Exercise instructions:
Your task is to retype the lines from the opening of the material through the line that includes "import numpy as np". Do not copy the pictures.

Material provided:
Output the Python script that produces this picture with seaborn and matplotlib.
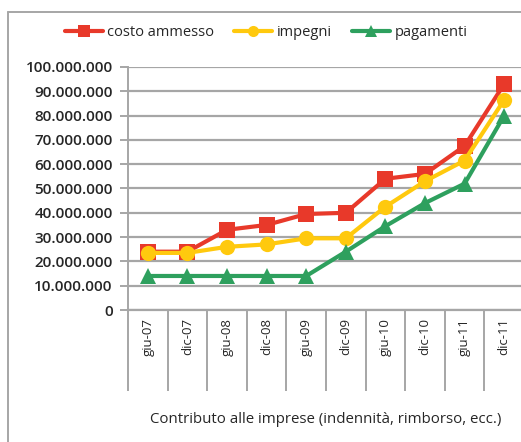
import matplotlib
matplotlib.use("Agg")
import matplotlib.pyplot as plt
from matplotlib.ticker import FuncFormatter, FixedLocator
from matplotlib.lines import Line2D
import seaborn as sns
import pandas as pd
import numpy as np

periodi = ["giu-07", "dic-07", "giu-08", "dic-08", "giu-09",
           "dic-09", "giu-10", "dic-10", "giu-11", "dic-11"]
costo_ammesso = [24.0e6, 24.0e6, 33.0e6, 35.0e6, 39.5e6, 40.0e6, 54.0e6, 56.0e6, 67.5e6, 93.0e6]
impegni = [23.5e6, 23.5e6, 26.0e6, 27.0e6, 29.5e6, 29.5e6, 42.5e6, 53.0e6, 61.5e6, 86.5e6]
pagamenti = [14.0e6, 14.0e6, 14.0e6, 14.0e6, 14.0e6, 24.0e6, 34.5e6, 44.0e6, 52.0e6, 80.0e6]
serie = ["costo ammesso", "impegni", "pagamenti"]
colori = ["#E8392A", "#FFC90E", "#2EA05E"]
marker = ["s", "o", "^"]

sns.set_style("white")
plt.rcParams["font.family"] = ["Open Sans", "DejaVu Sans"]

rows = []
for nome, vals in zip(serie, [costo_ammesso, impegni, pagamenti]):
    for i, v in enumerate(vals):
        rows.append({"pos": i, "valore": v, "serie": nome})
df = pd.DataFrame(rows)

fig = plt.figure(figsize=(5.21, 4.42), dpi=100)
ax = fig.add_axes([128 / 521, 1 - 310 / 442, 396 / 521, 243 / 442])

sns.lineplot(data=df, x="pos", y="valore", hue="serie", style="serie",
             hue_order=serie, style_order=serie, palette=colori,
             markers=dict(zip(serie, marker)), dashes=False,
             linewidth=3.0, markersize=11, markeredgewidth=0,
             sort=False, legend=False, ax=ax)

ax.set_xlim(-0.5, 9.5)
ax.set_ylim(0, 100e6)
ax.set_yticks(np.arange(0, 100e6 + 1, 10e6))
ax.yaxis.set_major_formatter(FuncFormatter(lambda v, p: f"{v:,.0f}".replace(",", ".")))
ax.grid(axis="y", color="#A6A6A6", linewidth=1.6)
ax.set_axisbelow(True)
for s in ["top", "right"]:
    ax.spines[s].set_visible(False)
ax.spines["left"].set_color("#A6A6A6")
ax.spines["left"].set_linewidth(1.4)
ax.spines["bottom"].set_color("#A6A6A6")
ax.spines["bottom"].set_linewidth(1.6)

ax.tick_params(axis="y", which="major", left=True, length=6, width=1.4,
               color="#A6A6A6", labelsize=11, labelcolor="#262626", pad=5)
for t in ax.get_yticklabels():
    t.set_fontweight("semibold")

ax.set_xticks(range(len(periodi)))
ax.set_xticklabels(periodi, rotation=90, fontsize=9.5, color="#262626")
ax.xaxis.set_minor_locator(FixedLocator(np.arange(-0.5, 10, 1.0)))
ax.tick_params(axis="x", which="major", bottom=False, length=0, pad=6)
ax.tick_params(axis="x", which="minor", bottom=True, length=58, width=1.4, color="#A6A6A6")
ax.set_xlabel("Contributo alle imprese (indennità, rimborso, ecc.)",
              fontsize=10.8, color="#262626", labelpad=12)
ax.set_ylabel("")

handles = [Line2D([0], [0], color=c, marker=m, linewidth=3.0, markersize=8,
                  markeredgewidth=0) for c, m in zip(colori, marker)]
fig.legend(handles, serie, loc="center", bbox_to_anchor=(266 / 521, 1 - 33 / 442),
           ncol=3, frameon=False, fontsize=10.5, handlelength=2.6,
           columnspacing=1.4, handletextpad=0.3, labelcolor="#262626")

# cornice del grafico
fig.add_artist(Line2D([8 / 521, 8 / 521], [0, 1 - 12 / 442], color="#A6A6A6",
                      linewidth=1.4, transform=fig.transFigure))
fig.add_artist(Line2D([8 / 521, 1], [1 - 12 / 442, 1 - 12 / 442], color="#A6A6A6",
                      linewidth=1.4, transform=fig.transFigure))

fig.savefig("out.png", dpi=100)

Exercise response:
Output the Python script that produces this picture with seaborn and matplotlib.
import matplotlib
matplotlib.use("Agg")
import matplotlib.pyplot as plt
from matplotlib.ticker import FuncFormatter, FixedLocator
from matplotlib.lines import Line2D
import seaborn as sns
import pandas as pd
import numpy as np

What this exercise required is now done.